Solitairy Weekend and the Record Palace



I finished reading Susan Wheeler's "Record Palace" on Sunday mostly as a way to justify avoiding doing some work (for work) and to not feel like I was entirely wasting my time having the second football game on.

I'm going to write something here, make dinner, and then get to that work. The plan is to have a good focused 90 minutes before the Boondocks at 10.

Football-wise, my picks going into this weekend were Pittsburgh and Seattle.

The weekend was quiet. I stayed out of sight most of the time. Stopped in at the Apple Store on Friday afterwork to check out the new iMacs and the new version of iLife, then suffered through another late-game loss by the bulls.

Saturday was a Lincoln Square Day. Library, Garcia's for Lunch (mmm, nachos), back to the library, cd shops. Got home in time to watch the bulls put it together for a night. If Tyson Chandler could ever give them a consistent double-double they'd be a legitimate play-off team, instead of being entrenched on the fringes.

Sunday was a domestic chores kind of day. Laundry, groceries, watched all of the Steelers-Broncos game, read, am about to do some web-stuff for work.

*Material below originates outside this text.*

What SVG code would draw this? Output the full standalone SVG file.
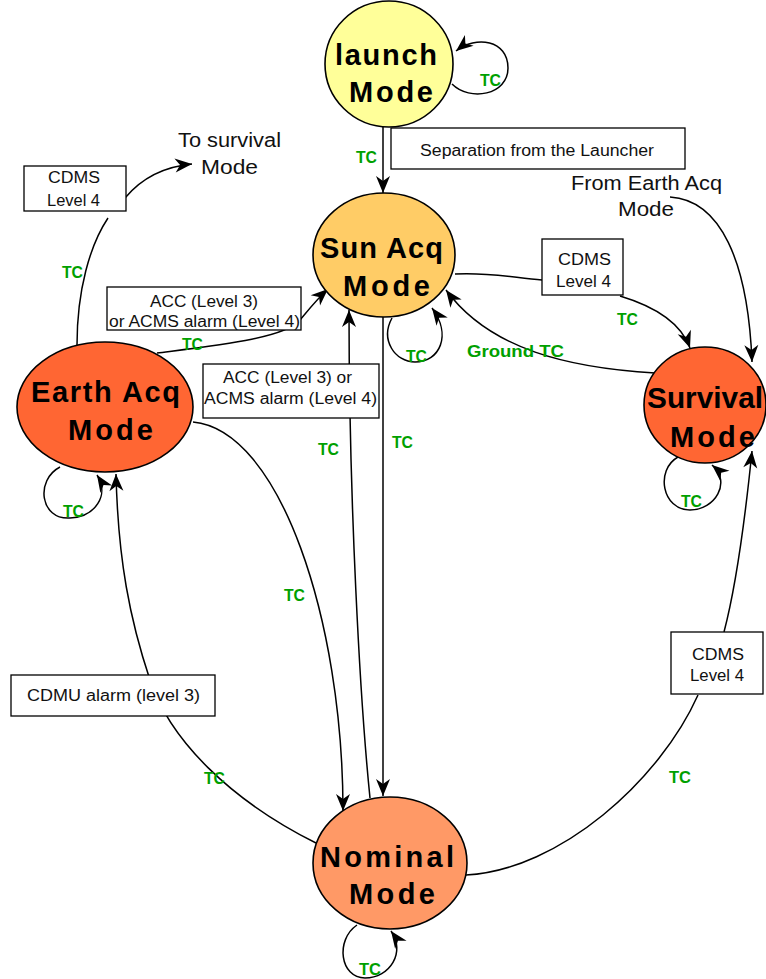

I picked up Wheeler's "Record Palace" because it was in the new local books category at Sulzer library (and it was short). Wheeler is not from around here, but her story takes place in 80s chicago, mostly the south side, and her main character is a uchicago student. I'm a sucker for any story that involves more than one trip to Valois for food (FYI: Wheeler takes it up a notch by adding a Harold's Chicken Shack reference). I guess you could say that there are a few stories going on within the narrative of "Record Palace" -- a "fish out of water" story about the girl Cindy who is dealing with the difference between Chicago and where she was from, dealing with not really being academic enough for uchicago, and then finding her personal life being entirely disjoint from all this as a white girl running with a seedy black jazz / record crowd. There's a "coming of age story" here too. It's Acie - the record shop owner - that puts the "race dimension" in focus, as his shop is a nexus of sorts, and his son who adds the "bizarre relationship" story to the mix. Harold Washington even makes an appearance at the shop (before he was the mayor)! There's at least one "hustle" in the works as well.

The more I think about this book, the more well-crafted I believe it is.

It made me wish that I was more of a jazz aficionado. Wheeler's characters reference many jazz performers in the story, and I frankly don't know more than the obvious jazz names. It's a shallowness in the depth of my cultural literacy.